MATERIAL PROVIDED:
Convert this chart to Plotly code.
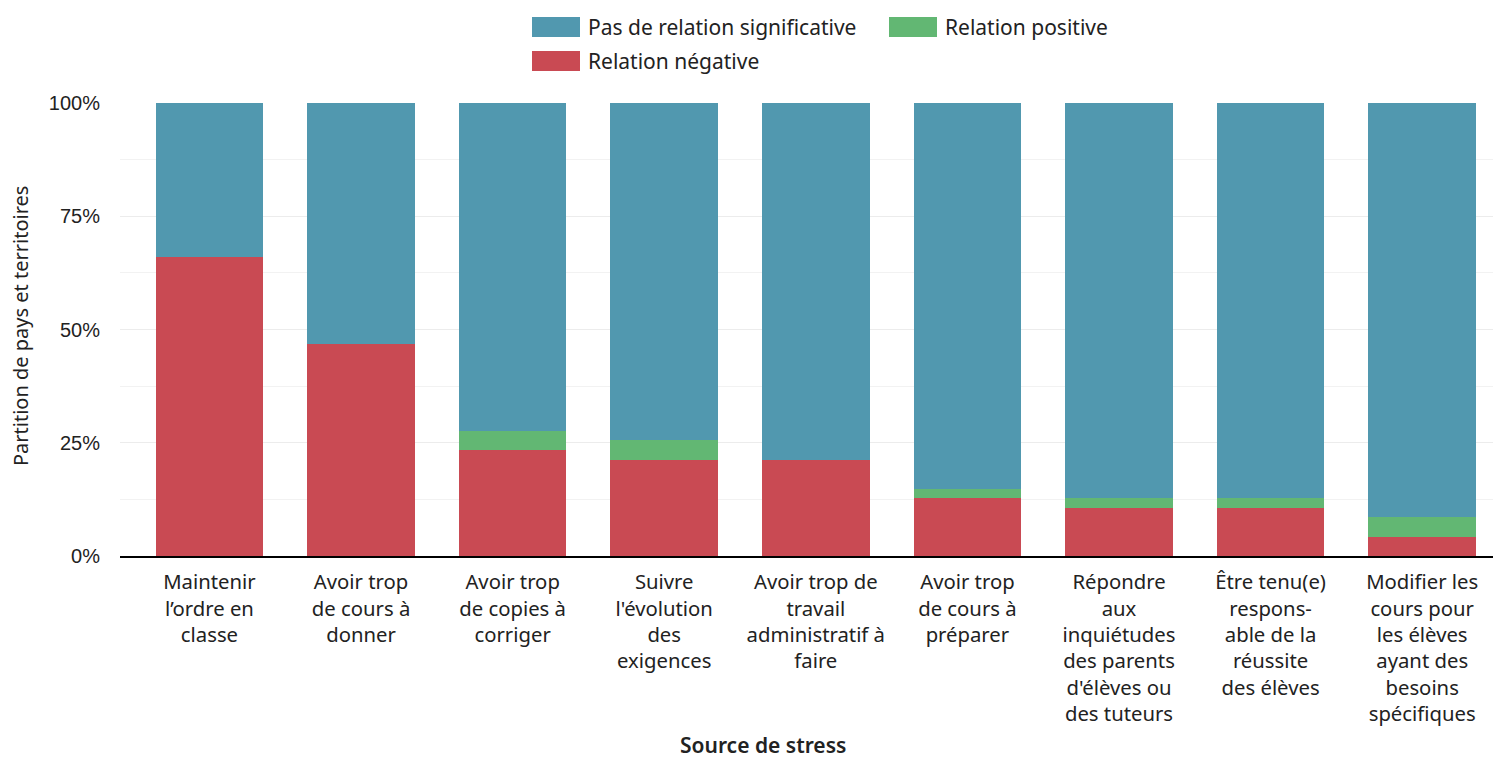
import plotly.graph_objects as go

categories = [
    "Maintenir<br>l’ordre en<br>classe",
    "Avoir trop<br>de cours à<br>donner",
    "Avoir trop<br>de copies à<br>corriger",
    "Suivre<br>l'évolution<br>des<br>exigences",
    "Avoir trop de<br>travail<br>administratif à<br>faire",
    "Avoir trop<br>de cours à<br>préparer",
    "Répondre<br>aux<br>inquiétudes<br>des parents<br>d'élèves ou<br>des tuteurs",
    "Être tenu(e)<br>respons-<br>able de la<br>réussite<br>des élèves",
    "Modifier les<br>cours pour<br>les élèves<br>ayant des<br>besoins<br>spécifiques",
]
negative = [66.0, 46.8, 23.4, 21.3, 21.3, 12.8, 10.6, 10.6, 4.3]
positive = [0.0, 0.0, 4.3, 4.3, 0.0, 2.1, 2.1, 2.1, 4.3]
no_relation = [34.0, 53.2, 72.3, 74.5, 78.7, 85.1, 87.2, 87.2, 91.5]

names = ["Pas de relation significative", "Relation positive", "Relation négative"]
colors = {"blue": "#5198AF", "green": "#62B773", "red": "#C94A53"}

xs = list(range(len(categories)))
fig = go.Figure()
fig.add_trace(go.Bar(x=xs, y=negative, name=names[2], marker_color=colors["red"], marker_line_width=0))
fig.add_trace(go.Bar(x=xs, y=positive, name=names[1], marker_color=colors["green"], marker_line_width=0))
fig.add_trace(go.Bar(x=xs, y=no_relation, name=names[0], marker_color=colors["blue"], marker_line_width=0))

OFF = 8  # page body margin
W, H = 1501 - OFF, 758 - OFF
L, R, T, B = 120 - OFF, 0, 103 - OFF, 202
pw, ph = W - L - R, H - T - B

def px(x):
    return (x - OFF - L) / pw

def py(y):
    return 1 - (y - OFF - T) / ph

shapes = []
annotations = []
legend_items = [
    (532, 27, colors["blue"], names[0]),
    (889, 27, colors["green"], names[1]),
    (532, 61, colors["red"], names[2]),
]
for x0, yc, col, label in legend_items:
    shapes.append(dict(type="rect", xref="paper", yref="paper",
                       x0=px(x0), x1=px(x0 + 48), y0=py(yc - 10), y1=py(yc + 10),
                       fillcolor=col, line_width=0))
    annotations.append(dict(xref="paper", yref="paper", x=px(x0 + 54), y=py(yc),
                            text=label, showarrow=False, xanchor="left", yanchor="middle",
                            font=dict(family="Noto Sans", size=21, color="#222")))

annotations.append(dict(xref="paper", yref="paper", x=px(763), y=py(745),
                        text="Source de stress", showarrow=False, xanchor="center", yanchor="middle",
                        font=dict(family="Noto Sans", size=21, color="#222", weight=600)))

annotations.append(dict(xref="paper", yref="paper", x=px(20), y=py(326),
                        text="Partition de pays et territoires", showarrow=False, textangle=-90,
                        xanchor="center", yanchor="middle",
                        font=dict(family="Noto Sans", size=20, color="#222")))

fig.update_layout(
    width=W, height=H,
    margin=dict(l=L, r=R, t=T, b=B),
    barmode="stack",
    bargap=0.29,
    showlegend=False,
    plot_bgcolor="white", paper_bgcolor="white",
    shapes=shapes,
    annotations=annotations,
    xaxis=dict(
        tickmode="array", tickvals=xs, ticktext=categories,
        range=[-0.59, 8.52],
        showline=True, linecolor="#000", linewidth=1.5,
        ticks="", showgrid=False,
        ticklabelstandoff=7,
        tickfont=dict(family="Noto Sans", size=20.3, color="#222"),
        automargin=False,
    ),
    yaxis=dict(
        range=[0, 100],
        tickvals=[0, 25, 50, 75, 100],
        ticktext=["0%", "25%", "50%", "75%", "100%"],
        showgrid=True, gridcolor="#ececec", gridwidth=1,
        minor=dict(dtick=12.5, showgrid=True, gridcolor="#f2f2f2", tick0=0),
        zeroline=False,
        ticks="", ticklabelstandoff=19,
        tickfont=dict(family="Liberation Sans", size=20, color="#222"),
        automargin=False,
    ),
)

fig.write_html("out.html")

OBJECTIVE:
Go from the first line of the listing to the line holding "import plotly.graph_objects as go" and, please, transcribe those lines exactly, both included, with no pictures.

SOLVED PROBLEM:
Convert this chart to Plotly code.
import plotly.graph_objects as go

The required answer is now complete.